By Scott McCloud, First Second Books
I hated, hated, hated this book. I hate this book so much I'm shaking and frothing at the mouth. I don't know if I've ever hated a comic as much as I hate The Sculptor by Scott McCloud. But I couldn't stop reading it—it's like a car wreck, but even more tragic.
The Sculptor is a 500-page garbage opus that tells a ridiculous and overlong story about unlikable people. The book starts with the main character, a 25-year-old sculptor named David Smith sitting in a diner. He's soon joined by his uncle and through their conversation we learn that David is broke and all his family members are dead and that he also has no career prospects, and then he yells at the waitress. Throughout the book, the main character is constantly having temper tantrums and yelling at people. You find yourself rooting against him almost immediately.

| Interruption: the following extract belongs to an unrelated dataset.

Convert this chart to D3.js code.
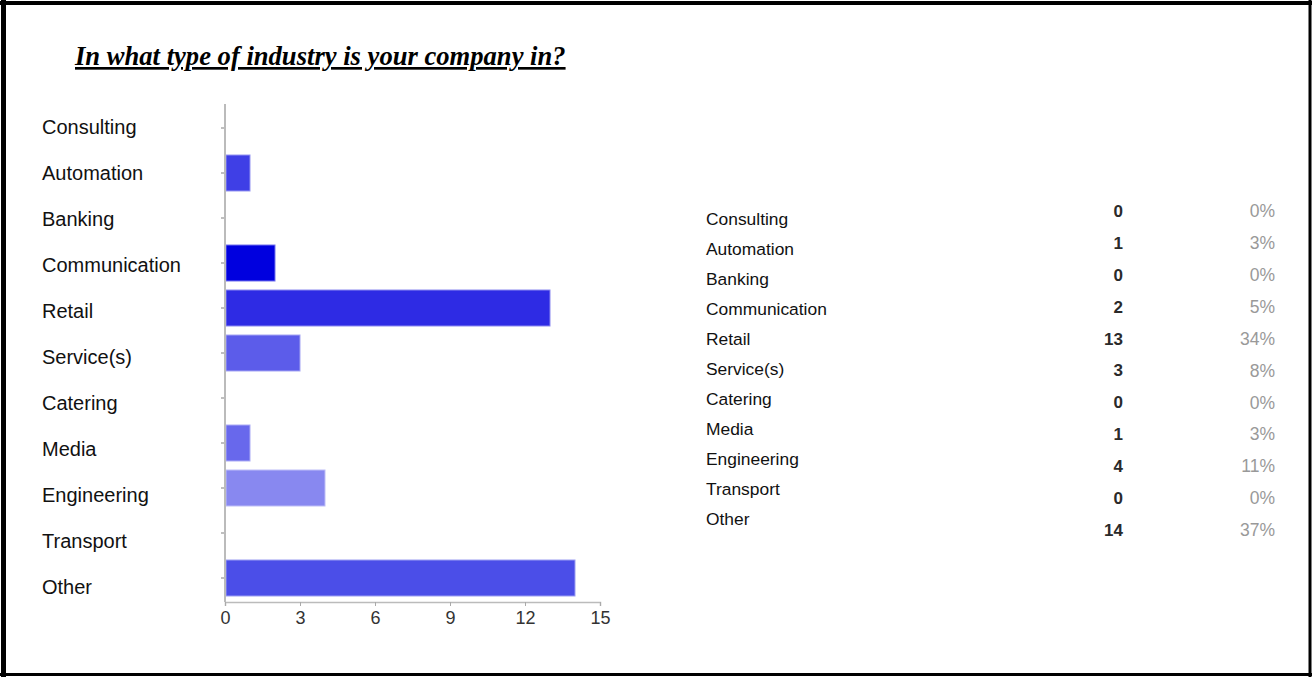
<!DOCTYPE html>
<html>
<head>
<meta charset="utf-8">
<script src="https://cdn.jsdelivr.net/npm/d3@7"></script>
<style>
  html, body { margin: 0; padding: 0; background: #fff; }
  svg { display: block; }
</style>
</head>
<body>
<svg id="chart" width="1312" height="677"></svg>
<script>
// Survey answers: industry of the respondent's company
const categories = ["Consulting", "Automation", "Banking", "Communication", "Retail",
  "Service(s)", "Catering", "Media", "Engineering", "Transport", "Other"];
const counts = [0, 1, 0, 2, 13, 3, 0, 1, 4, 0, 14];
const xTicks = [0, 3, 6, 9, 12, 15];
const titleText = "In what type of industry is your company in?";

// bar fill per category
const barColors = ["#3f3fe6", "#3f3fe6", "#3f3fe6", "#0000df", "#2e2be4",
  "#5c5cea", "#5c5cea", "#6868ec", "#8888f0", "#8888f0", "#4b4ee8"];

const total = d3.sum(counts);
const svg = d3.select("#chart");
const sans = "'Liberation Sans', Arial, sans-serif";

// frame
svg.append("rect").attr("x", 0).attr("y", 0).attr("width", 1312).attr("height", 677).attr("fill", "#fff");
const frame = svg.append("g").attr("stroke", "#000");
frame.append("line").attr("x1", 0).attr("x2", 1312).attr("y1", 3).attr("y2", 3).attr("stroke-width", 4);
frame.append("line").attr("x1", 3.5).attr("x2", 3.5).attr("y1", 0).attr("y2", 677).attr("stroke-width", 5);
frame.append("line").attr("x1", 1310).attr("x2", 1310).attr("y1", 0).attr("y2", 677).attr("stroke-width", 3);
frame.append("line").attr("x1", 0).attr("x2", 1312).attr("y1", 674.5).attr("y2", 674.5).attr("stroke-width", 3);

// title
svg.append("text")
  .attr("x", 75).attr("y", 65)
  .attr("font-family", "'Liberation Serif', 'Times New Roman', serif")
  .attr("font-size", 26.6).attr("font-weight", "bold").attr("font-style", "italic")
  .attr("text-decoration", "underline")
  .attr("fill", "#000")
  .text(titleText);

// bar chart scales
const x = d3.scaleLinear().domain([0, 15]).range([225, 600]);
const y = d3.scaleBand().domain(categories).range([105.5, 600.5]).paddingInner(0.2).paddingOuter(0.1);
const yLabel = d3.scalePoint().domain(categories).range([127, 587]);

// bars
svg.append("g").selectAll("rect")
  .data(categories.map((c, i) => ({ c, v: counts[i], color: barColors[i] })))
  .join("rect")
  .attr("x", x(0) + 1)
  .attr("y", d => y(d.c))
  .attr("width", d => Math.max(0, x(d.v) - x(0) - 1))
  .attr("height", y.bandwidth())
  .attr("fill", d => d.color)
  .attr("stroke", d => d3.interpolateRgb(d.color, "#fff")(0.45))
  .attr("stroke-width", d => d.v > 0 ? 1 : 0);

// y axis line with left ticks
const yAxis = svg.append("g").attr("transform", `translate(${x(0)},0)`)
  .call(d3.axisLeft(y).tickSize(4).tickFormat(""));
yAxis.select(".domain").remove();
yAxis.selectAll(".tick line").attr("stroke", "#aaa").attr("stroke-width", 1.5);
svg.append("line").attr("x1", x(0)).attr("x2", x(0)).attr("y1", 104).attr("y2", 602)
  .attr("stroke", "#bbb").attr("stroke-width", 2);

// category labels
svg.append("g").selectAll("text")
  .data(categories).join("text")
  .attr("x", 42).attr("y", d => yLabel(d))
  .attr("dy", "0.35em")
  .attr("font-family", sans)
  .attr("font-size", 20)
  .attr("fill", "#111")
  .text(d => d);

// x axis
const xAxis = svg.append("g").attr("transform", "translate(0,602)")
  .call(d3.axisBottom(x).tickValues(xTicks).tickSize(4).tickPadding(5));
xAxis.select(".domain").attr("stroke", "#bbb").attr("stroke-width", 1.5);
xAxis.selectAll(".tick line").attr("stroke", "#aaa");
xAxis.selectAll(".tick text")
  .attr("font-family", sans)
  .attr("font-size", 18).attr("fill", "#333");

// summary table
const tLabel = d3.scalePoint().domain(categories).range([219, 519]);
const tValue = d3.scalePoint().domain(categories).range([211, 530]);
const table = svg.append("g");
table.selectAll("text.name")
  .data(categories).join("text").attr("class", "name")
  .attr("x", 706).attr("y", d => tLabel(d)).attr("dy", "0.35em")
  .attr("font-family", sans)
  .attr("font-size", 17.4).attr("fill", "#111")
  .text(d => d);
table.selectAll("text.count")
  .data(categories).join("text").attr("class", "count")
  .attr("x", 1123).attr("y", d => tValue(d)).attr("dy", "0.35em")
  .attr("text-anchor", "end")
  .attr("font-family", sans)
  .attr("font-size", 17).attr("font-weight", "bold").attr("fill", "#2a2a2a")
  .text((d, i) => counts[i]);
table.selectAll("text.pct")
  .data(categories).join("text").attr("class", "pct")
  .attr("x", 1275).attr("y", d => tValue(d)).attr("dy", "0.35em")
  .attr("text-anchor", "end")
  .attr("font-family", sans)
  .attr("font-size", 17.5).attr("fill", "#999")
  .text((d, i) => Math.round(counts[i] / total * 100) + "%");
</script>
</body>
</html>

After David abuses the waitress, we learn that his uncle is actually dead and the person he's sitting with is Death masquerading as his dead relative. Dead Uncle gives David a really lame Faustian deal of having super-sculptor powers in exchange for only getting to live for another 200 days and David takes him up on it. He then makes terrible, corny sculpture pieces. When we see the terrible art the hero of the book makes, I found myself thinking, They should give this to terrorist training camps to inspire them to hate Americans more.
David is then pranked in a wholly implausible way and throws a temper tantrum and then falls in love with a lady who was part of the group that pranked him. Even though she has a boyfriend, she goes on many dates with David because like David, she is also a terrible and immature, awful shithead. The most memorable part of the book is this cringe-inducingly corny point when the female lead points at her own tits with both hands and says, "Men are only interested in two details." Then she dumps her boyfriend, and David reveals he is a 25-year-old virgin. I think in the context of the book it's supposed to make him seem sensitive, but being a 25-year-old-virgin might actually be a sign that someone is a creep and might kill you.
All while this is happening, David has superpowers to manipulate solid matter as if it were soft clay, powers he uses to make corny, sub-Banksy-style street-art sculptures. Somehow he doesn't figure out how to make any money. Anyway, the comic ends with the main character and his terrible girlfriend dying and some pretentious stuff happens.
I'm an artist in New York and I meet people like the character in this book all the time. New York is full of no-talent artists who don't get to have careers and that's just the reality of being a bad artist. A lot of good artists don't make it, too, so it's hard to care about a bad one who is also unlikable.
Scott McCloud is best known as the cartoonist behind the important and valuable Understanding Comics, a book that is used as a college textbook all over the world, has been translated into dozens of languages, and has never been out of print. Understanding Comics defines comics as a medium and explains how the medium works. How could the preeminent expert on comics make such a piece of shit? I think the answer is that Scott McCloud understands comics, but doesn't understand people. In a lot of ways, this comic is reminiscent of the horrible and shitty Strangers in Paradise comic series by Terry Moore. I read Strangers in Paradise through middle school, but by the time I was 14, I recognized that the characters were actually terrible, immature, and codependent. There was nothing cute or sympathetic about them. My mother would worry that if I looked at Playboy magazines as a kid it would warp my brain and make me objectify women, but I think that something like the The Sculptor or Strangers in Paradise is far worse than any pornography because it teaches kids that sick, obnoxious people and codependence are normal and cool.